Triduum

WAFT

They say that smell is the last sense to go.

And if

the last thing I could smell before I died was freshly baked bread

I might say that I would die a happy woman.

The smell changes, from the spongy-saucy tang of yeast

to something whole and warm and comforting

butter and honey only make it all the more sublime, swooped

on while almost too hot to touch.

Bread of life

ACHE

I don’t really want to think about Good Friday this year.

too much death of late –

Children and teachers at an elementary school.  Two beloved parishioners.  A college roommate.  Two infants.

Enough, I say.  Enough of you, death.  Get you gone, go away, don’t come back, leave the people I love alone.

That is the point, of course.

Death comes and takes us all away.

We scour the empty places

but they remain unfilled.

WAIT

Manet’s two angels captured it, adorned in their cobalt blue wings;

one dressed in the color of dried blood, weeping.

The other, in burnt orange, hair lifted by an unseen breeze,

waiting

watching the horizon for

Life.

Waiting for the eggs to cook so we can dye them.

Waiting for the child to go to sleep so we can prepare her easter basket.

Waiting for that last burst of inspiration for the sermon.

Waiting for Easter to come.

Waiting for God to do the work of God.

Waiting with

impatience and

hope and

a sense of the familiar.

Manet's Dead Christ with Angels

Manet’s Dead Christ with Angels

Maundy Thursdy

Maybe not the last supper, but certainly a good one.

Maybe not the last supper, but certainly a good one.

There’s no chocolate on Maundy Thursday, but there is bread and there is red wine, and those are part of the four main food groups (along with chocolate and melted cheese.  Take that, food pyramid!)

Maybe things would have turned out better for Jesus had there been a little chocolate that night, but there wasn’t.  Evidently chocolate is a Meso-American thing that the Mayans cultivated in the 6th century, so even if Jesus had wanted chocolate that last supper, he could not have had it.  Bitter herbs and haroset it was.  But that, and the unleavened bread, and the wine, were probably better prep food for what was about to come than chocolate would have been.  Chocolate is celebratory, sumptuous, a little risque, even.  Wine and bread are different.

For several Saturdays in the past few months, I have found myself at 5pm throwing in the towel and declaring that we are going out to dinner.  Since we have made neither plans nor reservations, and since it is Saturday night, and since we have not acquired the services of a sitter, our options are limited.  But included in those options is one of our favorites, a place called Milo’s, where they love our daughter and our business.  Now the great thing about Milo’s is that almost as soon as you sit down, they bring you a basket of ciabatta and take your drink order, so for several Saturdays in the past few months, I have begun my recuperation from Saturday and my preparation for Sunday with bread and wine.
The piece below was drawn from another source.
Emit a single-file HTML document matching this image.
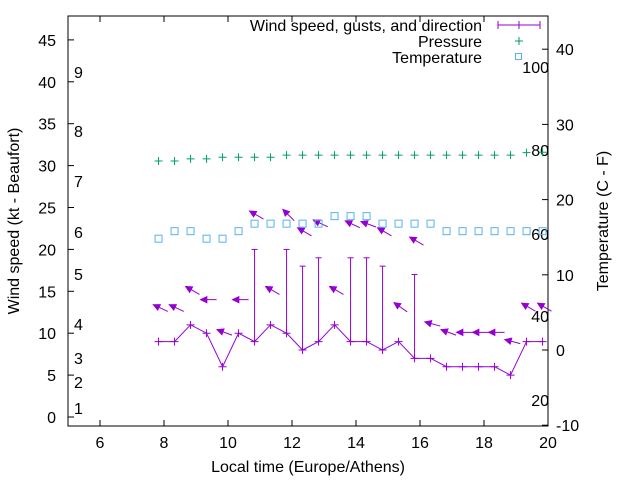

Of course, the Maundy Thursday story tells us that Jesus ended his meal with bread and wine, but I think those elements were preparational, too.  Bread to lay the foundation, fill the stomach that would not be filled again.  It’s simple, bread, not complicated, every day.  An everyday thing before all that was extraordinary in its horror happened.  And wine – wine to take the edge off, relax a little, give some perspective before all that was perspective-shattering took place.

The first time I ever served communion as an elder was on Maundy Thursday.  I was a teenager (my church believed firmly in youth elders) and was terrible concerned about 1) what to wear and 2) tripping on the stairs while carrying the wine tray.  That’s all I remember – I borrowed a skirt and shirt outfit (navy and red) from my mother and wore navy pumps, and I did not trip.  That was about it.

There have been a lot of communions since then, and a lot of Maundy Thursdays, none of which stands out particularly.  Which is not to say I have not enjoyed them, or been moved by those services, or think less of that particular observance.  They do run together a bit, snippets of chalices and liturgy and faces who have offered me the elements, or received them from me.  They mix it up in my memory, and some visceral thing  happens when I have bread and wine that reminds me of all of them.  It’s good.

Still, I wonder if things would have been better had there been chocolate – if Judas had been reminded of the sweetness of God, if things were more of a party and less of a funeral reception.  But I didn’t write the story; it’s a good thing I didn’t.  I would’ve added chocolate, skipped the death part, and been stuck with what to do about the resurrection since in my story Jesus wouldn’t have died.